If it actually puts out 9A (it may be somewhat under that), the output power would be about 9A * 3.6V = 32.4W. That's the voltage times current in the LED.
I would expect that driver to have an efficiency of 80-85% (or 0.8 - 0.85), so the input power could be as high as 32.4/0.8 = 40.5W.
If you want it to run for 3 hours, you need a battery with a capacity of 40.5W * 3H = 121.5WH. This is not to be confused with the AH (or mAH) rating of the battery, which is properly termed ampacity. To keep it simple however, the term capacity is used almost universally for both the WH and AH ratings ;-)
The WH capacity of a battery is the AH rating times the voltage. Since watts=volts*amps, WH = V * AH.

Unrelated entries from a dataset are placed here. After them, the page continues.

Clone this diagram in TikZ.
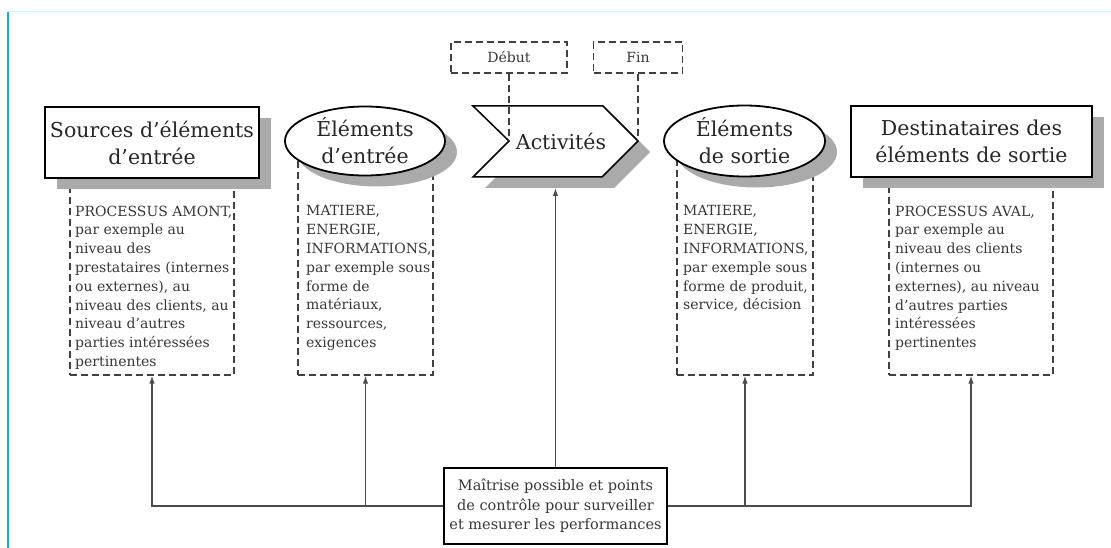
\documentclass[tikz,border=0pt]{standalone}
\usepackage{fontspec}
\setmainfont{DejaVu Serif}
\usetikzlibrary{arrows.meta,shapes.geometric,shadows,fit}
\definecolor{edgeblue}{HTML}{16A9E8}
\definecolor{topcyan}{HTML}{CFF2FC}
\definecolor{txtgray}{HTML}{383838}
\definecolor{shadegray}{HTML}{AAAAAA}
\begin{document}
\begin{tikzpicture}[x=1pt,y=-1pt,
  myshadow/.style={drop shadow={shadow xshift=12pt,shadow yshift=-11pt,fill=shadegray,opacity=1,draw=none}},
  titlefont/.style={font=\fontsize{20.5}{27}\selectfont, text=black!85},
  tbox/.style={draw=black, line width=1.8pt, fill=white, inner sep=0pt, align=center, titlefont, myshadow},
  ellbox/.style={ellipse, draw=black, line width=1.8pt, fill=white, inner sep=0pt, align=center, titlefont, myshadow},
  dbox/.style={draw=black!75, line width=1.3pt, dash pattern=on 7pt off 4pt, inner sep=0pt},
  bodytext/.style={anchor=north west, inner sep=0pt, align=left, text=txtgray, font=\fontsize{14}{18.8}\selectfont},
  smalltag/.style={dbox, font=\fontsize{14}{16}\selectfont, text=txtgray},
  conn/.style={draw=black!70, line width=1.3pt},
  arr/.style={conn, -{Latex[length=8pt,width=5.5pt]}},
  cbox/.style={draw=black, line width=1.8pt, fill=white, inner sep=0pt, align=center, text=txtgray, font=\fontsize{14.5}{19.5}\selectfont}
]
\useasboundingbox (0,0) rectangle (1111,548);
\fill[white] (0,0) rectangle (1111,548);
\draw[topcyan, line width=1pt] (8,12) -- (1111,12);
\fill[edgeblue] (6.8,12) rectangle (9.2,548);

% dashed text boxes
\node[dbox, fit={(70,175) (234,375)}] (d1) {};
\node[dbox, fit={(298,150) (433,375)}] (d2) {};
\node[dbox, fit={(677,150) (813,375)}] (d4) {};
\node[dbox, fit={(889,175) (1053,375)}] (d5) {};

% title shapes
\node[tbox, minimum width=214pt, minimum height=71pt] (src) at (152,142.5) {Sources d’éléments\\d’entrée};
\node[ellbox, minimum width=160pt, minimum height=69pt] (ein) at (365,141) {Éléments\\d’entrée};
\node[ellbox, minimum width=161pt, minimum height=71pt] (eout) at (744.5,141) {Éléments\\de sortie};
\node[tbox, minimum width=241pt, minimum height=71pt] (dest) at (971.5,141.5) {Destinataires des\\éléments de sortie};

% activities chevron
\coordinate (notch) at (509,141);
\coordinate (tip) at (638,141);
\coordinate (actbot) at (555.5,188);
\draw[black, line width=1.5pt, fill=white, line join=miter, myshadow]
  (473,106) -- (603,106) -- (tip) -- (602,177) -- (473,177) -- (notch) -- cycle;
\node[titlefont, inner sep=0pt] (act) at (561,141) {Activités};

% start / end tags
\node[smalltag, minimum width=116pt, minimum height=31pt] (debut) at (509,57.5) {Début};
\node[smalltag, minimum width=89pt, minimum height=31pt] (fin) at (638,57.5) {Fin};
\draw[dbox] (debut.south) -- (notch);
\draw[dbox] (fin.south) -- (tip);

% body texts
\node[bodytext] (t1) at (75,205.5) {PROCESSUS AMONT,\\par exemple au\\niveau des\\prestataires (internes\\ou externes), au\\niveau des clients, au\\niveau d’autres\\parties intéressées\\pertinentes};
\node[bodytext] (t2) at (306,205.5) {MATIERE,\\ENERGIE,\\INFORMATIONS,\\par exemple sous\\forme de\\matériaux,\\ressources,\\exigences};
\node[bodytext] (t4) at (683,205.5) {MATIERE,\\ENERGIE,\\INFORMATIONS,\\par exemple sous\\forme de produit,\\service, décision};
\node[bodytext] (t5) at (895,205.5) {PROCESSUS AVAL,\\par exemple au\\niveau des clients\\(internes ou\\externes), au niveau\\d’autres parties\\intéressées\\pertinentes};

% control box and connectors
\node[cbox, minimum width=223pt, minimum height=76pt] (ctrl) at (555.5,506) {Maîtrise possible et points\\de contrôle pour surveiller\\et mesurer les performances};
\draw[arr] (ctrl.west) -| (d1.south);
\draw[arr] (ctrl.west) -| (d2.south);
\draw[arr] (ctrl.east) -| (d4.south);
\draw[arr] (ctrl.east) -| (d5.south);
\draw[arr] (ctrl.north) -- (actbot);
\end{tikzpicture}
\end{document}
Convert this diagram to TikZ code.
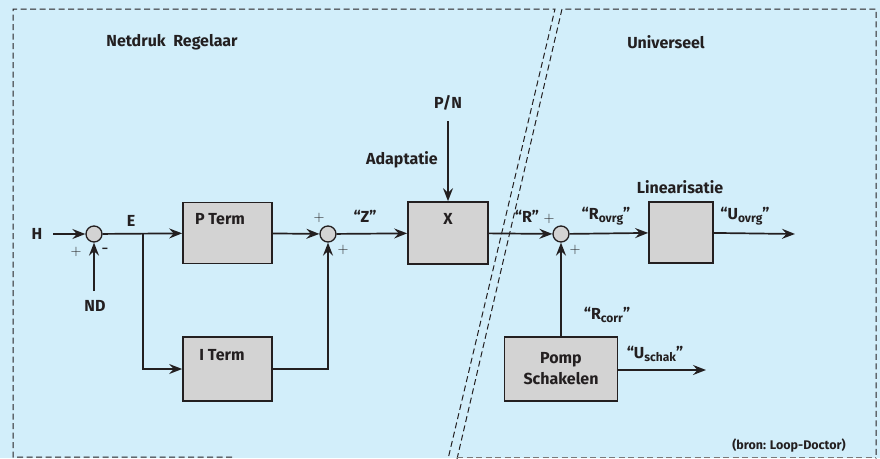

In all cell chemistries, the voltage drops as the cell is discharged. The effect is more dramatic in some chemistries than others. So the "voltage" to use in the conversion of AH to WH is somewhat arbitrary. A healthy LiIon cell under moderate load will average around 3.7V, so this is a number that's pretty commonly used. For NiMH, 1.1V is pretty good estimate, though the specified voltage of NiMH battery packs almost always use 1.2V for the cell voltage. That's pretty optimistic unless loads are very light. Likewise some LiIon cells and packs are specified as 4.2V per cell. That's the MAX charging voltage, and for all practical purposes, the voltage will always be less than that under load.
Hope that helps!
Oh, by the way, welcome to the forum!